How to Install Small Enclosures

The following steps walk through the four main points of a typical field installation of an underground enclosure that is smaller than 24 inches by 36 inches.


Small underground enclosures, commonly called handholes or pits, can come in a variety of shapes and sizes. Enclosures house critical electrical, telecommunications, gas, and water service connections. Each installation and application is different, but there are common installation guidelines that when followed will help to minimize field damage and ensure longevity.

The following steps walk through the four main points of a typical field installation of an underground enclosure that is smaller than 24 inches by 36 inches. To ensure a successful installation, it is important to comply with federal, state, and local laws and any applicable building codes.

The Four Basic Steps

  1. Site Selection – Select an enclosure that is appropriately rated for the site by following the ANSI/SCTE tier rating system for enclosures. Excavate a hole, lift the box and cover into place separately, and backfill to complete the installation. A successful install begins at the storage yard. Properly handling and transporting an enclosure to the job site will ensure that the enclosure is not damaged and the finished product performs as intended. More information regarding tier ratings is available in Hubbell's underground catalog. Please call 811 to locate any buried utilities prior to digging.IMG_4935
  2. Excavation – After carefully unloading the enclosure on-site, survey and secure the job site, hold a safety briefing, and note the slope of the ground. During excavation, dig the hole six inches to one foot larger than the enclosure on all sides. Excavate deep enough to accommodate six to eight inches of crushed rock and level the enclosure. After measuring the depth of the hole, excavate six to eight inches deeper to provide room for the crushed rock. Move the enclosure and the cover to the site in a manner that minimizes any damage to the enclosure. Regularly check the depth of the hole in relation to the grade of the surrounding area. Prepare conduit runs to understand how all components will fit into the box. Measure the conduit to determine cuts prior to placing the enclosure.
  3. Placement – Remove the cover from the enclosure prior to lifting the box. Move and position the box into place. Add gravel and cut side walls as needed. Position the small enclosure and note any incoming conduit paths. If additional crushed rock is needed, rather than removing the box, you can add rock and lift the enclosure. This process might need to be repeated several times until the box is level. Clear any rocks from the lip of the enclosure and remove any bolts prior to installing the cover. If the box needs to be cut to accommodate existing conduit paths, use a diamond-tipped masonry hole saw or a cut-off grinder. When cutting, do not cut the enclosures corners and do not remove more than 25% of any sidewall. When removing a cut piece, use gloves to avoid getting fiberglass shards embedded in your hands. Knockouts and terminators can be pre-installed at the factory to save time in the field.
  4. Backfill – For good soil compaction, tamp the dirt every time 6" of backfill is added. On HDPE boxes, work the backfill soil in between the sidewall structural voids prior to tamping the soil around the box. Backfill to grade.

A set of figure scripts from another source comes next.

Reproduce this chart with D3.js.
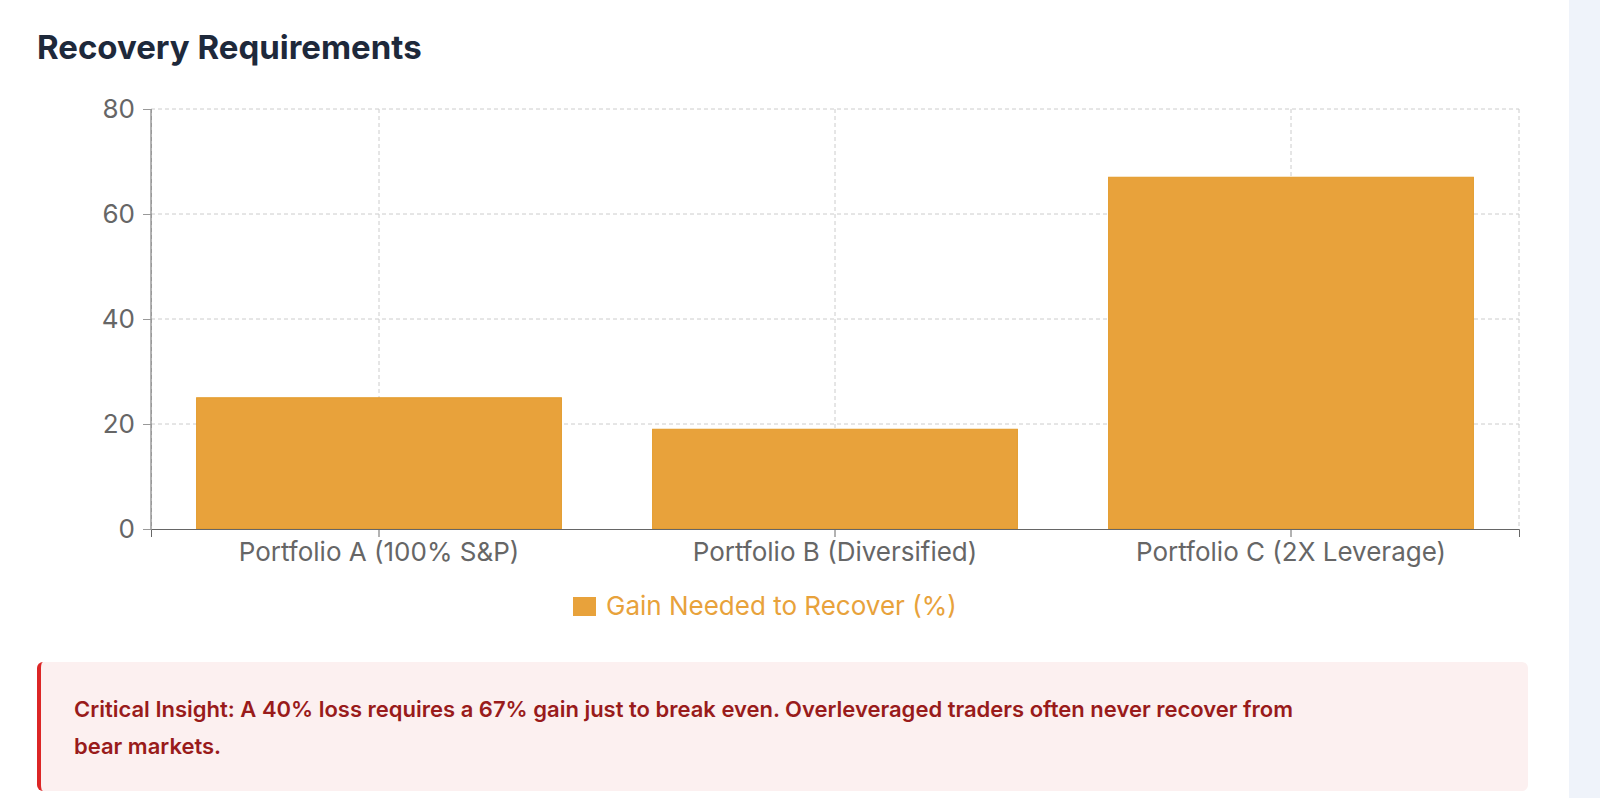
<!DOCTYPE html>
<html><head><meta charset="utf-8">
<script src="https://cdn.jsdelivr.net/npm/d3@7"></script>
<style>
body{margin:0;background:#fff;font-family:"Inter","Open Sans",sans-serif;}
#strip{position:absolute;left:1569px;top:0;width:31px;height:798px;background:#eff3fa;}
#title{position:absolute;left:37px;top:27px;font-size:33px;font-weight:700;color:#1e293b;}
#box{position:absolute;left:37px;top:662px;width:1491px;height:129px;background:#fcf0f0;border-left:4px solid #dc2626;border-radius:6px;box-sizing:border-box;}
#box div{position:absolute;left:33px;top:29px;width:1250px;font-size:22px;font-weight:600;color:#991b1b;line-height:37px;}
svg{position:absolute;left:0;top:0;}
</style></head><body>
<div id="strip"></div>
<div id="title">Recovery Requirements</div>
<svg id="c" width="1560" height="650"></svg>
<div id="box"><div>Critical Insight: A 40% loss requires a 67% gain just to break even. Overleveraged traders often never recover from bear markets.</div></div>
<script>
const categories=["Portfolio A (100% S&P)","Portfolio B (Diversified)","Portfolio C (2X Leverage)"];
const values=[25,19,67];
const yTicks=[0,20,40,60,80];
const seriesName="Gain Needed to Recover (%)";
const svg=d3.select("#c");
const L=151,R=1519,T=109,B=529;
const x=d3.scaleBand().domain(categories).range([L,R]).paddingInner(0).paddingOuter(0);
const y=d3.scaleLinear().domain([0,80]).range([B,T]);
const g=svg.append("g");
g.selectAll(".hg").data(yTicks.slice(1)).join("line").attr("x1",L).attr("x2",R).attr("y1",d=>y(d)).attr("y2",d=>y(d)).attr("stroke","#ccc").attr("stroke-dasharray","4,3");
const vx=[L+0.5,...categories.map(c=>x(c)+x.bandwidth()/2),R];
g.selectAll(".vg").data(vx).join("line").attr("x1",d=>d).attr("x2",d=>d).attr("y1",T).attr("y2",B).attr("stroke","#ccc").attr("stroke-dasharray","4,3");
const bw=x.bandwidth()*0.8;
g.selectAll(".b").data(values).join("rect")
 .attr("x",(d,i)=>x(categories[i])+(x.bandwidth()-bw)/2).attr("width",bw)
 .attr("y",d=>y(d)).attr("height",d=>B-y(d)).attr("fill","#e8a23b").attr("stroke","#e39a2a").attr("stroke-width",1);
const ya=svg.append("g").attr("transform",`translate(${L},0)`).call(d3.axisLeft(y).tickValues(yTicks).tickSize(8).tickPadding(8));
const xa=svg.append("g").attr("transform",`translate(0,${B})`).call(d3.axisBottom(x).tickSize(8).tickPadding(6));
[ya,xa].forEach(a=>{a.selectAll("text").attr("fill","#666").style("font-size","26px").style("font-family","Inter,'Open Sans',sans-serif");
 a.select(".domain").attr("stroke","#666");a.selectAll(".tick line").attr("stroke","#666");});
ya.select(".domain").attr("d",`M0,${T}H0V${B}`);
ya.selectAll(".tick line").attr("stroke","#999");
const lg=svg.append("g");
lg.append("rect").attr("x",573).attr("y",597).attr("width",23).attr("height",19).attr("fill","#e8a23b");
lg.append("text").attr("x",606).attr("y",615).text(seriesName).attr("fill","#e8a23b").style("font-size","26px");
</script></body></html>
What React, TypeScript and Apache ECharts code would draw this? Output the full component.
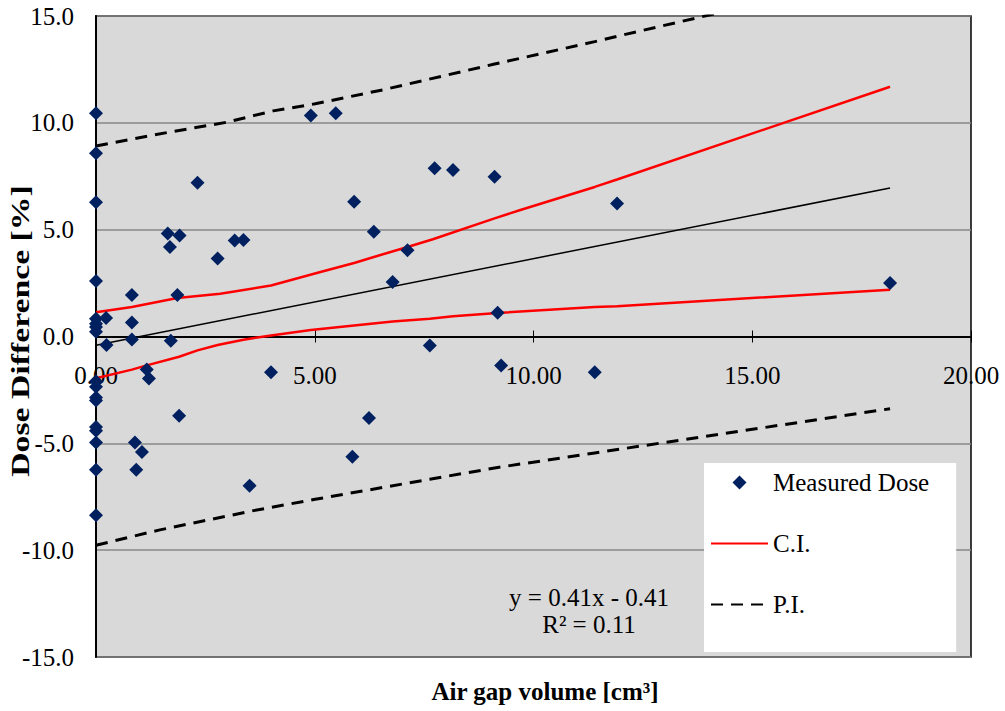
import React, { useEffect, useRef } from "react";
import * as echarts from "echarts";

// Measured dose points (air gap volume [cm3], dose difference [%])
const measuredX = [
  0, 0, 0, 0, 0, 0, 0, 0, 0, 0, 0, 0, 0, 0, 0, 0, 0,
  0.23, 0.24, 0.82, 0.82, 0.82, 0.89, 0.92, 1.05, 1.16, 1.21,
  1.64, 1.69, 1.71, 1.86, 1.9, 1.91, 2.32, 2.78, 3.17, 3.37,
  3.51, 4.0, 4.91, 5.48, 5.86, 5.9, 6.24, 6.35, 6.78, 7.12,
  7.63, 7.74, 8.16, 9.11, 9.18, 9.26, 11.4, 11.91, 18.15,
];
const measuredY = [
  10.45, 8.58, 6.28, 2.6, 0.83, 0.45, 0.22, -2.1, -2.35, -2.85, -3.0, -4.23, -4.41, -4.96, -6.24, -8.36, 0.6,
  0.87, -0.4, 1.94, 0.65, -0.14, -4.96, -6.24, -5.4, -1.55, -1.97,
  4.82, 4.19, -0.2, 1.94, -3.71, 4.73, 7.2, 3.65, 4.49, 4.52,
  -6.98, -1.67, 10.34, 10.45, -5.63, 6.31, -3.82, 4.9, 2.55, 4.04,
  -0.42, 7.87, 7.79, 7.48, 1.11, -1.36, -1.67, 6.23, 2.5,
];

// Confidence interval (upper / lower)
const ciUpperX = [0, 0.82, 1.86, 2.84, 4.0, 5.13, 5.9, 6.35, 7.12, 7.7, 9.11, 9.7, 11.4, 11.91, 18.15];
const ciUpperY = [1.14, 1.38, 1.8, 2.0, 2.39, 3.02, 3.44, 3.72, 4.19, 4.55, 5.53, 5.92, 7.0, 7.35, 11.69];
const ciLowerX = [0, 0.82, 1.16, 1.9, 2.32, 2.78, 3.37, 4.0, 4.91, 5.9, 6.78, 7.63, 8.16, 9.18, 11.4, 11.91, 18.15];
const ciLowerY = [-1.95, -1.55, -1.35, -0.95, -0.65, -0.4, -0.15, 0.05, 0.3, 0.52, 0.7, 0.83, 0.95, 1.1, 1.38, 1.42, 2.19];

// Prediction interval (upper / lower)
const piUpperX = [0, 1.64, 2.99, 4.05, 5.01, 6.57, 9.11, 11.4, 11.91, 18.15];
const piUpperY = [8.92, 9.55, 10.03, 10.56, 10.89, 11.55, 12.75, 13.8, 14.05, 17.0];
const piLowerX = [0, 1.46, 3.6, 5.01, 7.63, 9.18, 11.4, 18.15];
const piLowerY = [-9.77, -9.05, -8.15, -7.62, -6.68, -6.13, -5.45, -3.38];

// Linear trend line
const trendX = [0, 18.15];
const trendY = [-0.41, 6.95];

const xTicks = { min: 0, max: 20, interval: 5 };
const yTicks = { min: -15, max: 15, interval: 5 };

const equationLines = ["y = 0.41x - 0.41", "R² = 0.11"];

const FONT = "'Liberation Serif', 'Times New Roman', serif";

const zip = (xs: number[], ys: number[]) => xs.map((x, i) => [x, ys[i]]);

const GRID_TOP = 16;
const GRID_BOTTOM = 54;
const HEIGHT = 711;
const DASH = [12, 8];

export default function App() {
  const ref = useRef<HTMLDivElement>(null);
  useEffect(() => {
    const chart = echarts.init(ref.current!, null, { renderer: "svg" });
    const lineBase = { type: "line", symbol: "none", silent: true, clip: true };
    const plotH = HEIGHT - GRID_TOP - GRID_BOTTOM;
    const zeroFromBottom = (plotH * (0 - yTicks.min)) / (yTicks.max - yTicks.min);
    const xCommon = {
      type: "value",
      position: "bottom",
      offset: -zeroFromBottom,
      min: xTicks.min,
      max: xTicks.max,
      interval: xTicks.interval,
      splitLine: { show: false },
    };
    chart.setOption({
      animation: false,
      backgroundColor: "#ffffff",
      textStyle: { fontFamily: FONT },
      grid: {
        left: 96,
        right: 34,
        top: GRID_TOP,
        bottom: GRID_BOTTOM,
        show: true,
        backgroundColor: "#d9d9d9",
        borderColor: "#000000",
        borderWidth: 1.5,
      },
      xAxis: [
        {
          ...xCommon,
          axisLine: { show: true, onZero: false, lineStyle: { color: "#000", width: 2 } },
          axisTick: { show: true, length: 6, lineStyle: { color: "#000", width: 1 } },
          axisLabel: {
            show: true,
            showMinLabel: true,
            showMaxLabel: true,
            margin: 26,
            fontSize: 25,
            color: "#000",
            fontFamily: FONT,
            formatter: (v: number) => v.toFixed(2),
          },
        },
        {
          ...xCommon,
          axisLine: { show: false, onZero: false },
          axisTick: { show: true, inside: true, length: 6, lineStyle: { color: "#000", width: 1 } },
          axisLabel: { show: false },
        },
      ],
      yAxis: {
        type: "value",
        min: yTicks.min,
        max: yTicks.max,
        interval: yTicks.interval,
        axisLine: { show: true, onZero: false, lineStyle: { color: "#000", width: 2 } },
        axisTick: { show: false },
        axisLabel: {
          margin: 22,
          fontSize: 25,
          color: "#000",
          fontFamily: FONT,
          formatter: (v: number) => v.toFixed(1),
        },
        splitLine: { show: true, lineStyle: { color: "#878787", width: 1.5 } },
      },
      legend: {
        orient: "vertical",
        left: 704,
        top: 463,
        backgroundColor: "#ffffff",
        padding: [7, 27, 35, 6],
        itemWidth: 57,
        itemHeight: 14,
        itemGap: 36,
        selectedMode: false,
        symbolKeepAspect: true,
        textStyle: { fontSize: 25, color: "#000", fontFamily: FONT },
        data: [
          {
            name: "Measured Dose",
            icon: "path://M0,-1 L1,0 L0,1 L-1,0 Z",
            itemStyle: { color: "#002060", opacity: 1 },
          },
          { name: "C.I.", itemStyle: { opacity: 0 } },
          { name: "P.I.", itemStyle: { opacity: 0 } },
        ],
      },
      graphic: [
        {
          type: "text",
          x: 589,
          y: 597,
          style: {
            text: equationLines[0],
            fontSize: 25,
            fontFamily: FONT,
            fill: "#000",
            align: "center",
            verticalAlign: "middle",
          },
        },
        {
          type: "text",
          x: 589,
          y: 624,
          style: {
            text: equationLines[1],
            fontSize: 25,
            fontFamily: FONT,
            fill: "#000",
            align: "center",
            verticalAlign: "middle",
          },
        },
        {
          type: "text",
          x: 545,
          y: 691,
          style: {
            text: "Air gap volume [cm³]",
            fontSize: 25,
            fontWeight: "bold",
            fontFamily: FONT,
            fill: "#000",
            align: "center",
            verticalAlign: "middle",
          },
        },
        {
          type: "text",
          x: 21,
          y: 331,
          rotation: Math.PI / 2,
          scaleX: 1.35,
          style: {
            text: "Dose Difference [%]",
            fontSize: 25,
            fontWeight: "bold",
            fontFamily: FONT,
            fill: "#000",
            align: "center",
            verticalAlign: "middle",
          },
        },
      ],
      series: [
        {
          ...lineBase,
          name: "Trend",
          data: zip(trendX, trendY),
          lineStyle: { color: "#000", width: 1.5 },
          z: 2,
        },
        {
          ...lineBase,
          name: "C.I.",
          data: zip(ciUpperX, ciUpperY),
          color: "#ff0000",
          lineStyle: { color: "#ff0000", width: 2.5 },
          z: 3,
        },
        {
          ...lineBase,
          name: "C.I.",
          data: zip(ciLowerX, ciLowerY),
          color: "#ff0000",
          lineStyle: { color: "#ff0000", width: 2.5 },
          z: 3,
        },
        {
          ...lineBase,
          name: "P.I.",
          data: zip(piUpperX, piUpperY),
          color: "#000",
          lineStyle: { color: "#000", width: 3, type: DASH },
          z: 3,
        },
        {
          ...lineBase,
          name: "P.I.",
          data: zip(piLowerX, piLowerY),
          color: "#000",
          lineStyle: { color: "#000", width: 3, type: DASH },
          z: 3,
        },
        {
          type: "scatter",
          name: "Measured Dose",
          data: zip(measuredX, measuredY),
          symbol: "diamond",
          symbolSize: 14,
          itemStyle: { color: "#002060", opacity: 1 },
          z: 5,
        },
      ],
    });
    return () => chart.dispose();
  }, []);
  return (
    <div
      ref={ref}
      style={{ position: "fixed", left: 0, top: 0, width: 1005, height: 711 }}
    />
  );
}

Carefully install the cover and do not drop it. Rough handling of covers during installation can cause the lip of the box to chip and can damage the cover. Ensure proper soil compaction so that surrounding soil does not sink over time. Crews can temporarily mark their completed enclosures with conduit stubs so they could quickly audit their finished job site.

Site plans might specify that a concrete collar is to be poured around the enclosure for cosmetic reasons, for extra security, or for additional strength. Begin by creating a form and adding gravel to the base. A cutaway view shows the layers below the concrete ring of an enclosure. The concrete apron should be a minimum of four inches thick, but can fill the space between the top lip of the enclosure and the gravel base.

When installing a high-security Quazite® lock box enclosure, first install the inner metal jacket and then lifts the outer polymer concrete box into place. Check for level as each part of the assembly is added.  The installer should check the spacing of the box in relation to the floor. Pour concrete into the floor. Cover the boxes with plywood to avoid getting concrete on or in the enclosure during the pour. Smooth the concrete with a trowel, finish edges, and remove extra rock and concrete prior to curing. The concrete will need to cure and covers added to complete the installation.